Difatti, il manga originale è stato trasposto in anime dal 1986 al 1990, con alcuni filler, per fermarsi però alla conclusione della saga di Nettuno; quella di Hades è poi arrivata in animazione solo nel 2002, quando Toei, stimolata dall’entusiasmo dimostrato dal pubblico all’annuncio di una trasposizione fan made, lavora a una versione serializzata tramite speciali in Home Video, che diverranno ben 31, tra il 2002 e il 2008. In questo modo, Toei riprende le file del franchise animato, che aveva “abbandonato” dopo Nettuno e la realizzazione di quattro film speciali che narravano storie filler.
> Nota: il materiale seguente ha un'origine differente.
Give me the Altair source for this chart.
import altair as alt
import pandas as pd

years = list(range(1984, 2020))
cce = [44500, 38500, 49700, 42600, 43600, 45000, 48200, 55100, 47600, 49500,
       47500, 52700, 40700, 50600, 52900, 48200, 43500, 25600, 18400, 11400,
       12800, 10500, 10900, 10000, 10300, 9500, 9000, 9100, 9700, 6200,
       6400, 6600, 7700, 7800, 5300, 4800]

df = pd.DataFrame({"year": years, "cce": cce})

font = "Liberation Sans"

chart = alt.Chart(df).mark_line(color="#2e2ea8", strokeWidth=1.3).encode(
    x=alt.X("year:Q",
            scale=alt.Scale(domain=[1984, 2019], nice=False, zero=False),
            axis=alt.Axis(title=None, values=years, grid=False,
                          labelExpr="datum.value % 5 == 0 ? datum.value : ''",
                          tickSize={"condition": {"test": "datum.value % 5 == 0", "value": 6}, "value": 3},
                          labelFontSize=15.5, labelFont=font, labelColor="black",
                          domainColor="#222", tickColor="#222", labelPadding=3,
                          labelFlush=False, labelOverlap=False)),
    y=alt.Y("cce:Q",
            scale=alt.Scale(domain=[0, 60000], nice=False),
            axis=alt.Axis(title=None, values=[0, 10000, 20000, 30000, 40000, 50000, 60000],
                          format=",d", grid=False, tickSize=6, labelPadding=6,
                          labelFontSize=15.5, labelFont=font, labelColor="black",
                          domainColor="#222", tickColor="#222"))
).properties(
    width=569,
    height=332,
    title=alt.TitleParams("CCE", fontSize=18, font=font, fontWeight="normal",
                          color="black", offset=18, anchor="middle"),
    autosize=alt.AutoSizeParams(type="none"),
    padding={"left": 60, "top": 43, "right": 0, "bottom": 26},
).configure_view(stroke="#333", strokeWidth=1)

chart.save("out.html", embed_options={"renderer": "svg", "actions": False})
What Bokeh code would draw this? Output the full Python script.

Del 2004 è Le Porte del Paradiso, film animato idealmente ambientato dopo Hades ma poi disconosciuto dal canone. A livello di sequel, abbiamo anche Saint Seiya Ω, ambientata più di una decade dopo l’epopea di Seiya & co., con la generazione successiva di Cavalieri e andata avanti per un centinaio di episodi dal 2012 al 2014.
La forza di una saga generazionale come quella dei Cavalieri dello Zodiaco, ad ogni modo, sta anche nel fatto che le stesse armature possono essere indossate da diversi cavalieri in diversi contesti storici o narrativi. Quindi, oltre a un sequel diretto come Omega, e a uno spin-off con solo i Cavalieri d’Oro quale Soul of Gold ambientata parallelamente a quella di Hades, abbiamo anche un prequel come il manga Episode G e il singolare spin-off Saintia Sho, con un cast di Cavalieri al femminile, oltre a The Lost Canvas, ambientato a metà del XVIII° secolo.
La serie, ad ogni modo, ha cercato anche di parlare alle nuove generazioni con due singolari reboot, purtroppo non accolti bene dal pubblico: un lungometraggio animato in CG del 2014, La leggenda del Grande Tempio, che aveva il grande pregio di riuscire a condensare bene la prima saga in un unico film ma risultato inviso per lo stile grafico e alcune concessioni narrative; e un inconcludente remake seriale per Netflix di cui sono uscite due stagioni decisamente sottotono e in parte lontane dallo spirito originale. Tutt’altra storia del nuovo film in live action, che aggiorna sì trama e personaggi ma con molto più criterio. La pellicola è stata presentata, con grande successo, al recente festival Cartoons on the Bay ed è il primo adattamento in live action di Saint Seiya: la saga ideata da Masami Kurumada e che ha galvanizzato più di una generazione arriva ora nelle sale cinematografiche in una nuova versione, pensata sia per i fan di vecchia data che per i neofiti, che potranno così far “bruciare” il loro Cosmo insieme agli altri Cavalieri.